By Julie Ingwersen and Humeyra Pamuk
CHICAGO/WASHINGTON (Reuters) - U.S. government officials on Thursday hailed China's first meagre purchase of U.S. soybeans since its trade war with the United States began in July and said they hoped for, but could not guarantee, more to come.
The U.S. Department of Agriculture (USDA) announced private sales of 1.13 million tonnes of U.S. soybeans to China, a figure that farmers and grain traders said was not large enough on its own to lift slumping prices or absorb a huge surplus that has accumulated across the farm belt.
The sale was first reported by Reuters on Wednesday, a day after U.S. President Donald Trump told Reuters in an exclusive interview that China was buying a "tremendous amount" of U.S. soybeans.
"Having a million, million-and-a-half tonnes is great, it's wonderful, it's a great step," USDA Deputy Secretary Steve Censky said at an Iowa Soybean Association annual meeting on Thursday. "But there needs to be a lot more as well, especially if you consider it in a normal, typical year, we'll be selling 30 to 35 million metric tonnes to China."
"We think it is a good start, it is promising," Secretary of Agriculture Sonny Perdue told reporters in Washington. "We are certainly hopeful and expecting that it'll come through," he said, in reference to further sales.
Asked if there had been any talks with China for further purchases, Perdue said: "No. Not that we've had, but as you know, the U.S. Trade Representative is in charge of that."
Soybean prices fell on Thursday as grain traders eyed a massive U.S. soybean surplus in storage, and what is expected to be a record-large harvest from the world's biggest soybean exporter, Brazil, just weeks away.
The U.S. soybean sales to China came after Trump and China's President Xi Jinping agreed to a 90-day detente in their tit-for-tat tariff war to negotiate a trade deal after meeting at the Group of 20 summit in Buenos Aires.
The purchases, which traders said were made by state-owned companies in China, were viewed as the most concrete evidence yet that Beijing is making good on pledges the U.S. government said Xi made when the two leaders met on Dec. 1.
While it was the ninth largest single-day U.S. soybean sale on record, it amounted to just 3.5 percent of China's U.S. soy purchases last year and 2 percent of U.S. shipments to all foreign buyers.
"If further activity and amounts aren't confirmed, the trade could soon be ready to settle in for a long, cold, fundamentally bearish winter," said Matt Zeller, market intelligence analyst with INTL FCStone.
With exports to China drying up, U.S. soybean prices have traded around their lowest levels in a decade in recent months. The actively traded Chicago Board of Trade March soybean contract (SH9) fell more than 1 percent on Thursday to the lowest in a week, in the steepest drop in 2-1/2 weeks.
TRADE AID DELAYED
The White House this week delayed additional payments from a promised $12 billion aid package for farmers stung by the trade war because it expected Beijing to resume buying U.S. soybeans.

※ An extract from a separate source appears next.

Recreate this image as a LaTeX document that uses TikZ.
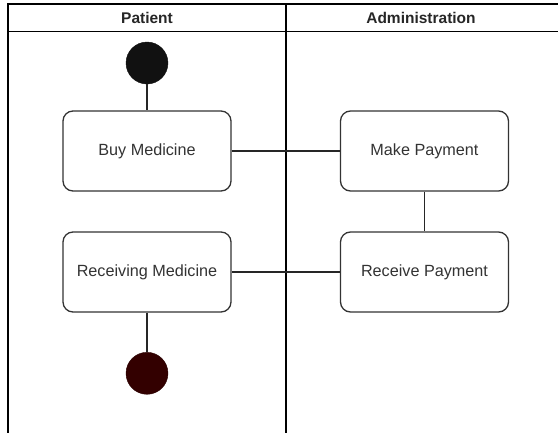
\documentclass[tikz,border=0pt]{standalone}
\usepackage{fontspec}
\setmainfont{Liberation Sans}
\definecolor{boxline}{HTML}{333333}
\definecolor{txt}{HTML}{333333}
\definecolor{startfill}{HTML}{111111}
\definecolor{endfill}{HTML}{330000}
\begin{document}
\begin{tikzpicture}[x=1pt,y=-1pt,
  actbox/.style={draw=boxline, line width=1.3pt, rounded corners=10pt, fill=white,
    minimum width=168pt, minimum height=80pt, inner sep=0pt, text=txt,
    font=\fontsize{16.2}{19}\selectfont},
  startnode/.style={circle, draw=startfill, fill=startfill, minimum size=42pt, inner sep=0pt},
  endnode/.style={circle, draw=endfill!80!black, fill=endfill, minimum size=42pt, inner sep=0pt},
  lanehead/.style={font=\fontsize{15.5}{18}\selectfont\bfseries, text=black!85, inner sep=0pt},
  frameline/.style={draw=black, line width=1.5pt},
  flow/.style={draw=black!85, line width=1.3pt}]
\useasboundingbox (0,0) rectangle (558,432);
\begin{scope}
\clip (0,0) rectangle (558,432);
% swimlane frame
\coordinate (tl) at (8,4);
\coordinate (tr) at (562,4);
\coordinate (hl) at (8,31.5);
\coordinate (hr) at (562,31.5);
\coordinate (bl) at (8,440);
\coordinate (dt) at (286,4);
\coordinate (db) at (286,440);
\draw[frameline] (tr) -- (tl) -- (bl);
\draw[frameline] (hl) -- (hr);
\draw[frameline] (dt) -- (db);
\end{scope}
\node[lanehead] (lp) at (147,17.5) {Patient};
\node[lanehead] (la) at (421,17.5) {Administration};
% nodes
\node[startnode] (start) at (147,63) {};
\node[actbox] (buy) at (147,151) {Buy Medicine};
\node[actbox] (make) at (424.5,151) {Make Payment};
\node[actbox] (recvpay) at (424.5,272) {Receive Payment};
\node[actbox] (recvmed) at (147,272) {Receiving Medicine};
\node[endnode] (end) at (147,373.3) {};
% connectors
\draw[flow] (start) -- (buy);
\draw[flow] (buy) -- (make);
\draw[flow] (make) -- (recvpay);
\draw[flow] (recvpay) -- (recvmed);
\draw[flow] (recvmed) -- (end);
\end{tikzpicture}
\end{document}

"We've been arm wrestling with our folks from the OMB," Censky said, in reference to the White House Office of Management and Budget, which must sign off on the payouts.

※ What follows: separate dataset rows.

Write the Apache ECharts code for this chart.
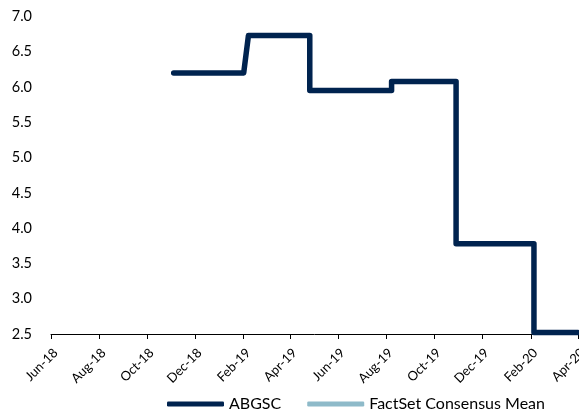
<!DOCTYPE html>
<html>
<head>
<meta charset="utf-8">
<script src="https://cdn.jsdelivr.net/npm/echarts@6/dist/echarts.min.js"></script>
<style>
html,body{margin:0;padding:0;background:#fff;}
#chart{width:579px;height:416px;}
</style>
</head>
<body>
<div id="chart"></div>
<script>
// ---- data ----
const seriesNames = ['ABGSC', 'FactSet Consensus Mean'];
const abgscDates = ['2018-11-04','2019-02-01','2019-02-07','2019-04-26','2019-04-26','2019-08-08','2019-08-08','2019-10-29','2019-10-29','2020-02-05','2020-02-05','2020-04-01'];
const abgscValues = [6.20, 6.20, 6.73, 6.73, 5.95, 5.95, 6.08, 6.08, 3.78, 3.78, 2.52, 2.52];
const consensusDates = [];
const consensusValues = [];
const tickDates = ['2018-06-01','2018-08-01','2018-10-01','2018-12-01','2019-02-01','2019-04-01','2019-06-01','2019-08-01','2019-10-01','2019-12-01','2020-02-01','2020-04-01'];
const tickLabels = ['Jun-18','Aug-18','Oct-18','Dec-18','Feb-19','Apr-19','Jun-19','Aug-19','Oct-19','Dec-19','Feb-20','Apr-20'];
const yMin = 2.5, yMax = 7.0, yStep = 0.5;

function ts(s){ const p = s.split('-').map(Number); return Date.UTC(p[0], p[1]-1, p[2]); }
const tickTs = tickDates.map(ts);

const chart = echarts.init(document.getElementById('chart'), null, {renderer:'canvas'});
const font = 'Lato';
chart.setOption({
  animation: false,
  textStyle: { fontFamily: font },
  grid: { left: 51, right: 1, top: 16.5, bottom: 82, containLabel: false, outerBoundsMode: 'none' },
  legend: {
    left: 167, top: 396, padding: 0,
    icon: 'roundRect',
    itemWidth: 57, itemHeight: 5, itemGap: 26,
    textStyle: { fontFamily: font, fontSize: 16, color: '#000' },
    data: seriesNames
  },
  xAxis: {
    type: 'value',
    min: tickTs[0], max: tickTs[tickTs.length-1],
    axisLine: { show: true, lineStyle: { color: '#000', width: 1 } },
    axisTick: { show: true, length: 5, customValues: tickTs, lineStyle: { color: '#000', width: 1 } },
    axisLabel: {
      customValues: tickTs,
      rotate: 45, margin: 12, verticalAlign: 'top',
      fontFamily: font, fontSize: 13, color: '#000',
      formatter: function (v) {
        const i = tickTs.indexOf(v);
        return i >= 0 ? tickLabels[i] : '';
      }
    },
    splitLine: { show: false }
  },
  yAxis: {
    type: 'value', min: yMin, max: yMax, interval: yStep,
    axisLine: { show: false }, axisTick: { show: false },
    splitLine: { show: false },
    axisLabel: { margin: 19, fontFamily: font, fontSize: 14.5, color: '#000',
      formatter: v => v.toFixed(1) }
  },
  series: [
    {
      name: seriesNames[0], type: 'line', symbol: 'none',
      color: '#00234F',
      lineStyle: { width: 5.5, color: '#00234F', cap: 'round', join: 'round' },
      data: abgscDates.map((d, i) => [ts(d), abgscValues[i]])
    },
    {
      name: seriesNames[1], type: 'line', symbol: 'none',
      color: '#8EBAC9',
      lineStyle: { width: 5.5, color: '#8EBAC9' },
      data: consensusDates.map((d, i) => [ts(d), consensusValues[i]])
    }
  ]
});
</script>
</body>
</html>
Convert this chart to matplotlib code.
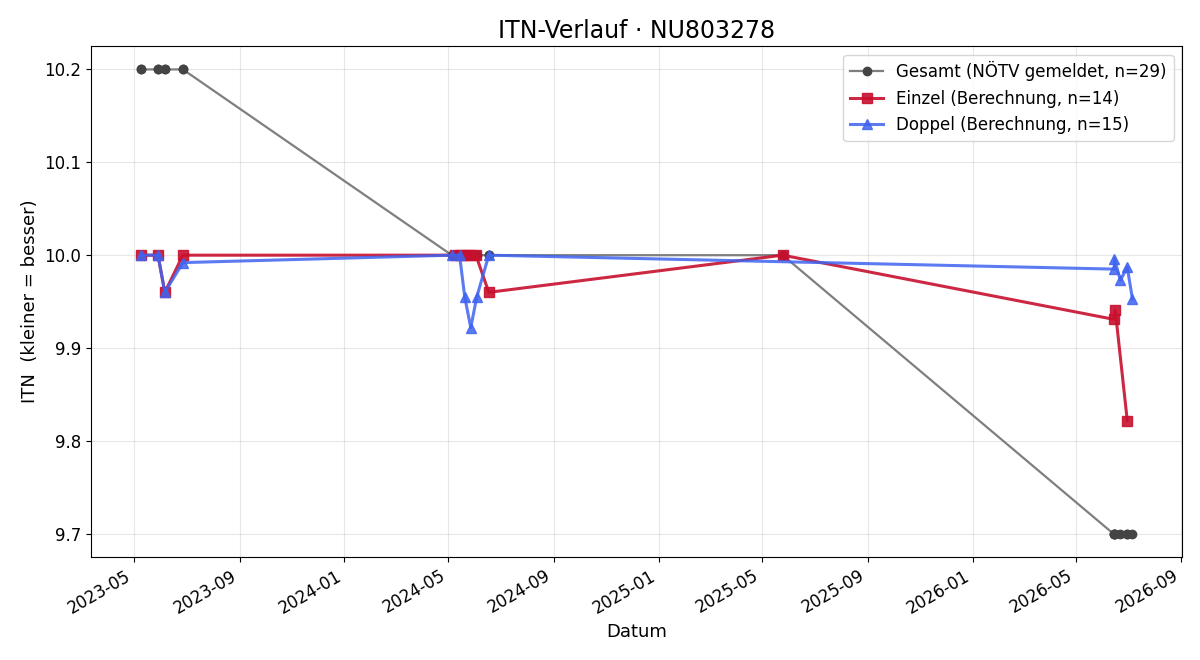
import matplotlib
matplotlib.use("Agg")
import matplotlib.pyplot as plt
import matplotlib.dates as mdates
import pandas as pd

# Einzel (Berechnung)
einzel_dates = ["2023-05-09", "2023-05-29", "2023-06-06", "2023-06-27",
                "2024-05-09", "2024-05-16", "2024-05-22", "2024-05-26", "2024-06-02",
                "2024-06-17", "2025-05-25",
                "2026-06-14", "2026-06-16", "2026-06-30"]
einzel_itn = [10.0, 10.0, 9.96, 10.0,
              10.0, 10.0, 10.0, 10.0, 10.0,
              9.96, 10.0,
              9.931, 9.941, 9.822]

# Doppel (Berechnung)
doppel_dates = ["2023-05-09", "2023-05-29", "2023-06-06", "2023-06-27",
                "2024-05-05", "2024-05-14", "2024-05-20", "2024-05-27", "2024-06-03",
                "2024-06-17",
                "2026-06-15", "2026-06-15", "2026-06-22", "2026-06-30", "2026-07-06"]
doppel_itn = [10.0, 10.0, 9.96, 9.992,
              10.0, 10.0, 9.955, 9.922, 9.955,
              10.0,
              9.985, 9.996, 9.973, 9.987, 9.953]

# Gesamt (NÖTV gemeldet)
gesamt_dates = ["2023-05-09", "2023-05-09", "2023-05-29", "2023-05-29",
                "2023-06-06", "2023-06-06", "2023-06-27", "2023-06-27",
                "2024-05-05", "2024-05-09", "2024-05-14", "2024-05-16", "2024-05-20",
                "2024-05-22", "2024-05-26", "2024-05-27", "2024-06-02", "2024-06-03",
                "2024-06-17", "2024-06-17",
                "2025-05-25",
                "2026-06-14", "2026-06-15", "2026-06-15", "2026-06-16", "2026-06-22",
                "2026-06-30", "2026-06-30", "2026-07-06"]
gesamt_itn = [10.2] * 8 + [10.0] * 12 + [10.0] + [9.7] * 8

fig, ax = plt.subplots(figsize=(12, 6.6), dpi=100)

ax.plot(pd.to_datetime(gesamt_dates), gesamt_itn, color="#7f7f7f", lw=1.6,
        marker="o", markersize=6, markerfacecolor="#444444", markeredgecolor="#444444",
        label=f"Gesamt (NÖTV gemeldet, n={len(gesamt_itn)})")
ax.plot(pd.to_datetime(einzel_dates), einzel_itn, color="#c8102e", lw=2.2, alpha=0.9,
        marker="s", markersize=7, label=f"Einzel (Berechnung, n={len(einzel_itn)})")
ax.plot(pd.to_datetime(doppel_dates), doppel_itn, color="#3f63f0", lw=2.2, alpha=0.85,
        marker="^", markersize=7, label=f"Doppel (Berechnung, n={len(doppel_itn)})")

ax.set_title("ITN-Verlauf · NU803278", fontsize=17)
ax.set_xlabel("Datum", fontsize=13)
ax.set_ylabel("ITN  (kleiner = besser)", fontsize=13)
ax.grid(True, alpha=0.3)
ax.xaxis.set_major_locator(mdates.MonthLocator(bymonth=[1, 5, 9]))
ax.xaxis.set_major_formatter(mdates.DateFormatter("%Y-%m"))
ax.tick_params(labelsize=12)
ax.legend(loc="upper right", fontsize=12)
fig.autofmt_xdate()

fig.subplots_adjust(left=0.076, right=0.985, top=0.930, bottom=0.156)
fig.savefig("out.png")
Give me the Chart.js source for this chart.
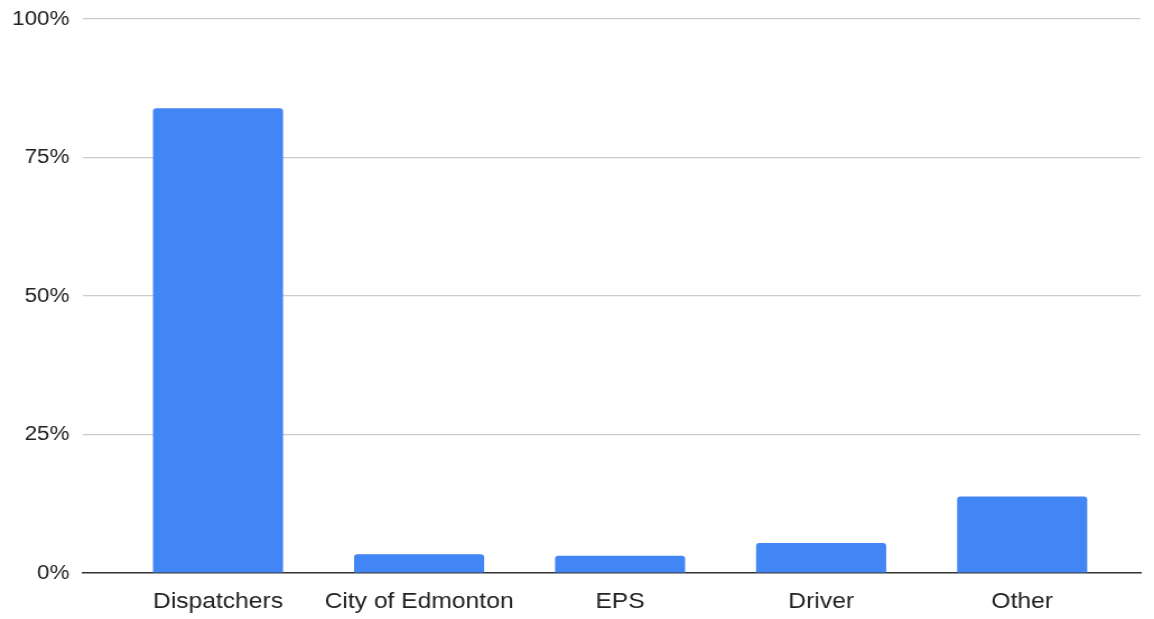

Perdue said he would be meeting with the White House on the issue on Friday and expected that the second tranche would eventually be paid.

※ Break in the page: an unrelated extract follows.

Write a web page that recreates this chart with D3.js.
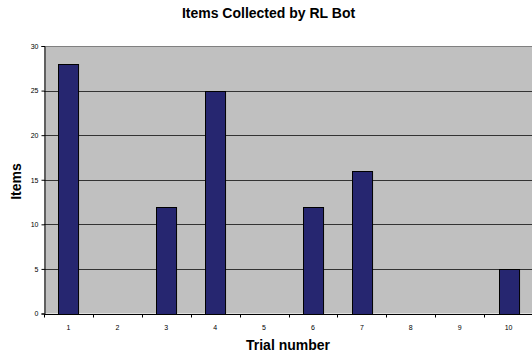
<!DOCTYPE html>
<html>
<head>
<meta charset="utf-8">
<script src="https://cdn.jsdelivr.net/npm/d3@7"></script>
<style>
  body { margin: 0; background: #fff; }
  text { font-family: Arial, "Liberation Sans", sans-serif; }
</style>
</head>
<body>
<div id="chart"></div>
<script>
const trials = ["1", "2", "3", "4", "5", "6", "7", "8", "9", "10"];
const items = [28, 0, 12, 25, 0, 12, 16, 0, 0, 5];
const yTicks = [0, 5, 10, 15, 20, 25, 30];

const width = 532, height = 353;
const margin = {top: 46, left: 44};
const plotW = 489;

const svg = d3.select("#chart")
    .append("svg")
    .attr("width", width)
    .attr("height", height);

const x = d3.scaleBand()
    .domain(trials)
    .range([margin.left, margin.left + plotW])
    .paddingInner(0.59)
    .paddingOuter(0.295);

const y = d3.scaleLinear()
    .domain([0, 30])
    .range([313.5, margin.top]);

// plot area
svg.append("rect")
    .attr("x", margin.left)
    .attr("y", y(30))
    .attr("width", plotW)
    .attr("height", y(0) - y(30))
    .attr("fill", "#c0c0c0");

// gridlines
svg.selectAll(".grid")
    .data(yTicks.filter(d => d > 0))
    .enter()
    .append("line")
    .attr("x1", margin.left).attr("x2", margin.left + plotW)
    .attr("y1", d => Math.round(y(d)) + 0.5).attr("y2", d => Math.round(y(d)) + 0.5)
    .attr("stroke", d => d === 30 ? "#808080" : "#333")
    .attr("stroke-width", 1);

// bars
svg.selectAll(".bar")
    .data(items)
    .enter()
    .append("rect")
    .attr("x", (d, i) => Math.round(x(trials[i])) + 0.5)
    .attr("y", d => Math.round(y(d)) + 0.5)
    .attr("width", x.bandwidth())
    .attr("height", d => Math.max(0, Math.round(y(0)) - Math.round(y(d))))
    .attr("fill", "#262670")
    .attr("stroke", "#000")
    .attr("stroke-width", 1)
    .style("display", d => d > 0 ? null : "none");

// y axis
const yAxis = svg.append("g")
    .attr("transform", `translate(${margin.left + 0.5},0)`)
    .call(d3.axisLeft(y).tickValues(yTicks).tickSize(3).tickPadding(3));
yAxis.select(".domain").attr("stroke", "#000");
yAxis.selectAll("text").attr("font-size", "7px").attr("fill", "#000")
    .attr("font-family", "Arial, 'Liberation Sans', sans-serif");

// x axis
const xAxis = svg.append("g")
    .attr("transform", `translate(0,${Math.round(y(0)) + 0.5})`);
xAxis.append("line")
    .attr("x1", margin.left).attr("x2", margin.left + plotW)
    .attr("stroke", "#000");
xAxis.selectAll(".xtick")
    .data(d3.range(trials.length + 1))
    .enter()
    .append("line")
    .attr("x1", i => Math.round(margin.left + i * x.step()) + 0.5)
    .attr("x2", i => Math.round(margin.left + i * x.step()) + 0.5)
    .attr("y1", 0).attr("y2", 3)
    .attr("stroke", "#000");
xAxis.selectAll(".xlabel")
    .data(trials)
    .enter()
    .append("text")
    .attr("x", d => x(d) + x.bandwidth() / 2)
    .attr("y", 15)
    .attr("text-anchor", "middle")
    .attr("font-size", "7px")
    .attr("fill", "#000")
    .text(d => d);

// titles
svg.append("text")
    .attr("x", 268.5).attr("y", 18)
    .attr("text-anchor", "middle")
    .attr("font-size", "14px")
    .attr("font-weight", "bold")
    .text("Items Collected by RL Bot");

svg.append("text")
    .attr("x", 288).attr("y", 350)
    .attr("text-anchor", "middle")
    .attr("font-size", "14px")
    .attr("font-weight", "bold")
    .text("Trial number");

svg.append("text")
    .attr("transform", "translate(21,181.5) rotate(-90)")
    .attr("text-anchor", "middle")
    .attr("font-size", "14px")
    .attr("font-weight", "bold")
    .text("Items");
</script>
</body>
</html>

"OMB ... is always looking to hold onto money. I think this is a commitment the president had made. ... We hope to have it resolved very soon," he said.
He said he believed that trade issues remained damaging enough to U.S. agricultural export markets to warrant the second tranche of payments, despite the buying from China.
The 25 percent tariff Beijing imposed on U.S. soy shipments in July in retaliation for American duties on Chinese goods remains in place.
China last year bought about 60 percent of U.S. soybean exports in deals valued at more than $12 billion. The purchases confirmed on Thursday were less than $500 million.
U.S. exports to China dropped to 8.2 million tonnes in the first 10 months of the year, with the vast majority of that shipped before the tariffs took effect in July.